Deathchant
Self-Titled
King Volume Records
★★★★★
Deathchant’s debut is the aural version of Vanishing Point. The band packed their gear and headed out of Los Angeles to hole up in a cabin up at Big Bear. For two days nonstop they crushed live metal ragers simply documented on this release. I don’t know what happened at that cabin and maybe I don’t want to know. Is this what it’s like when Los Angeles metalers converge with nature?
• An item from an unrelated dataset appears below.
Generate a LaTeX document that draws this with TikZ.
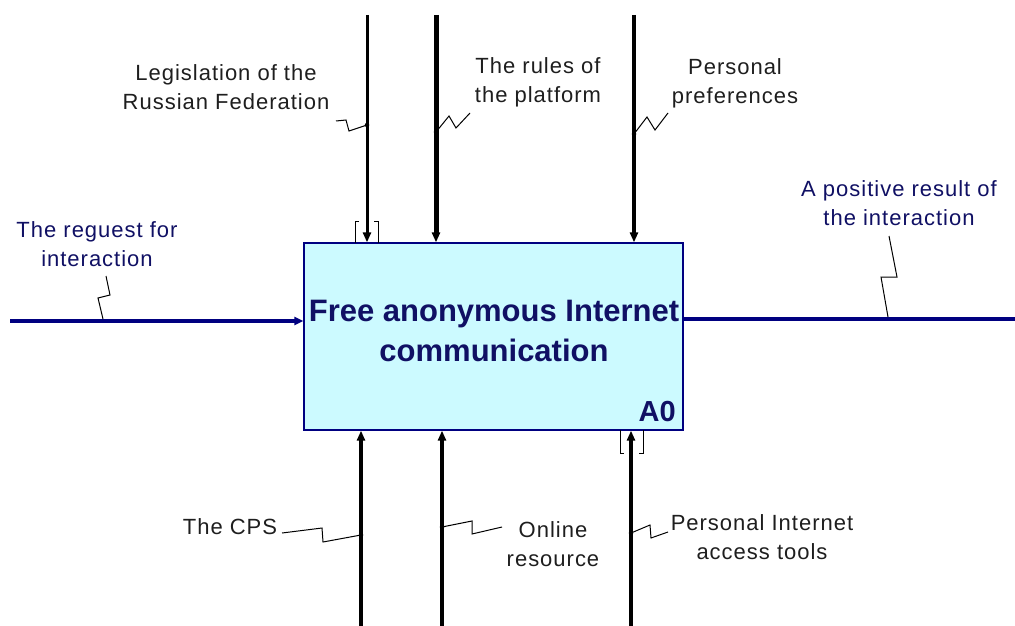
\documentclass[tikz,border=0pt]{standalone}
\usepackage{fontspec}
\setmainfont{Liberation Sans}
\usetikzlibrary{arrows.meta}
\definecolor{boxfill}{RGB}{204,250,255}
\definecolor{navy}{RGB}{0,0,128}
\definecolor{titleblue}{RGB}{16,16,100}
\definecolor{labelgrey}{RGB}{30,30,30}
\begin{document}
\begin{tikzpicture}[x=1pt,y=-1pt,
  lbl/.style={align=center,text=labelgrey,font=\fontsize{22}{29}\selectfont\addfontfeatures{LetterSpace=4.5},inner sep=0pt},
  bluelbl/.style={lbl,text=titleblue},
  flow/.style={line width=3.2pt,black},
  hflow/.style={line width=4pt,navy},
  tip/.style={-{Triangle[length=10pt,width=8pt]}},
  leader/.style={line width=1pt,black},
  tunnel/.style={line width=1pt,black},
  junction/.style={fill=black,circle,inner sep=0pt,minimum size=4.5pt}]
\useasboundingbox (0,0) rectangle (1015,626);

% activity box A0
\node[draw=navy,line width=1.3pt,fill=boxfill,minimum width=379pt,minimum height=187pt,inner sep=0pt] (box) at (493.5,336.5) {};
\node[text=titleblue,font=\bfseries\fontsize{31}{40}\selectfont,align=center,inner sep=0pt] (title) at (494,331) {Free anonymous Internet\\communication};
\node[text=titleblue,font=\bfseries\fontsize{29}{29}\selectfont,anchor=base east,inner sep=0pt] (num) at (676,421) {A0};

% controls (top)
\coordinate (ctl1) at (367,15);
\coordinate (ctl2) at (436,15);
\coordinate (ctl3) at (634,15);
\draw[flow,tip,line width=3pt] (ctl1) -- (ctl1 |- box.north);
\draw[flow,tip,line width=5pt] (ctl2) -- (ctl2 |- box.north);
\draw[flow,tip,line width=3.8pt] (ctl3) -- (ctl3 |- box.north);
% tunnel brackets on the first control
\draw[tunnel] (359,221) -- (355,221) -- (355,243);
\draw[tunnel] (374,221) -- (378,221) -- (378,243);

% mechanisms (bottom)
\coordinate (mec1) at (361,626);
\coordinate (mec2) at (442,626);
\coordinate (mec3) at (631,626);
\draw[flow,tip] (mec1) -- (mec1 |- box.south);
\draw[flow,tip] (mec2) -- (mec2 |- box.south);
\draw[flow,tip] (mec3) -- (mec3 |- box.south);
% tunnel brackets on the third mechanism
\draw[tunnel] (620,430) -- (620,453) -- (624,453);
\draw[tunnel] (643,430) -- (643,453) -- (639,453);

% input and output
\coordinate (inp) at (10,321);
\coordinate (outp) at (1015,319);
\draw[hflow,-{Triangle[length=9pt,width=8pt]}] (inp) -- (inp -| box.west);
\draw[hflow] (box.east |- outp) -- (outp);

% labels
\node[lbl] (lLaw) at (226,87) {Legislation of the\\Russian Federation};
\node[lbl] (lRules) at (538,82) {The rules of\\the platform};
\node[lbl] (lPref) at (735,83) {Personal\\preferences};
\node[bluelbl] (lIn) at (97,244) {The reguest for\\interaction};
\node[bluelbl] (lOut) at (899,203) {A positive result of\\the interaction};
\node[lbl] (lCPS) at (230,527) {The CPS};
\node[lbl] (lOnl) at (553,544) {Online\\resource};
\node[lbl] (lTools) at (762,537) {Personal Internet\\access tools};

% squiggle leaders
\draw[leader] (336,121) -- (346,120) -- (349,131) -- (367,125);
\node[junction] (jLaw) at (367,125) {};
\draw[leader] (436,132) -- (449,116) -- (456,128) -- (470,113);
\node[junction] (jRules) at (436,132) {};
\draw[leader] (634,134) -- (647,117) -- (655,130) -- (668,113);
\node[junction] (jPref) at (634,134) {};
\draw[leader] (106,276) -- (110,295) -- (98,298) -- (103,319);
\draw[leader] (889,236) -- (897,277) -- (881,277) -- (888,317);
\draw[leader] (282,533) -- (322,528) -- (323,542) -- (361,535);
\node[junction] (jCPS) at (361,535) {};
\draw[leader] (442,527) -- (472,521) -- (472,534) -- (502,527);
\node[junction] (jOnl) at (442,527) {};
\draw[leader] (631,533) -- (650,525) -- (651,538) -- (668,532);
\node[junction] (jTools) at (631,533) {};
\end{tikzpicture}
\end{document}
Preserved like a field recording in another dimension, the album is intense. The insanity is preserved within a raw frivolity of metal chaos. Sometimes they falter. On “Pessimist” the song falls into a garbled mess of noise, twisted into oblivion. If it was Refused, they would have used the opportunity to transcend into another song. But Deathchant picks up right where they left off, accentuating guitar solos amidst the fuzz emitting off the cymbals.
At this point, I don’t know where the hell I am. Sometimes it feels like falling into a drug haze of psychedelic mental caverns as with the sludge rhythms of “Control.” Other times it’s a transistor joy ride that “Trigger” takes us on. If it was any different, this album would fail.
Deathchant is an effect. I feel like I am in a lab observing what this band processes as rock and roll only they may not be from this planet. The turbulence of “Hex” poses with hip-shaker, blues-soaked rhythms speeds light years into infinity. Am I experiencing Doremi Fasol Latido all over again? “Ritual,” the psychedelic hit and “Eulogy,” a stoner ballad, this all plays out like a classic album dug up from the earth, and digitized from its dust.
TK Lemieux is a mad scientist, the bandleader guiding chaos as his orchestra. With the help of John Bolino, Colin Fahrner, and George Camacho, I cannot fathom what lies in store for them as I am still recovering from the melange of madness experienced on this essential debut. Wow!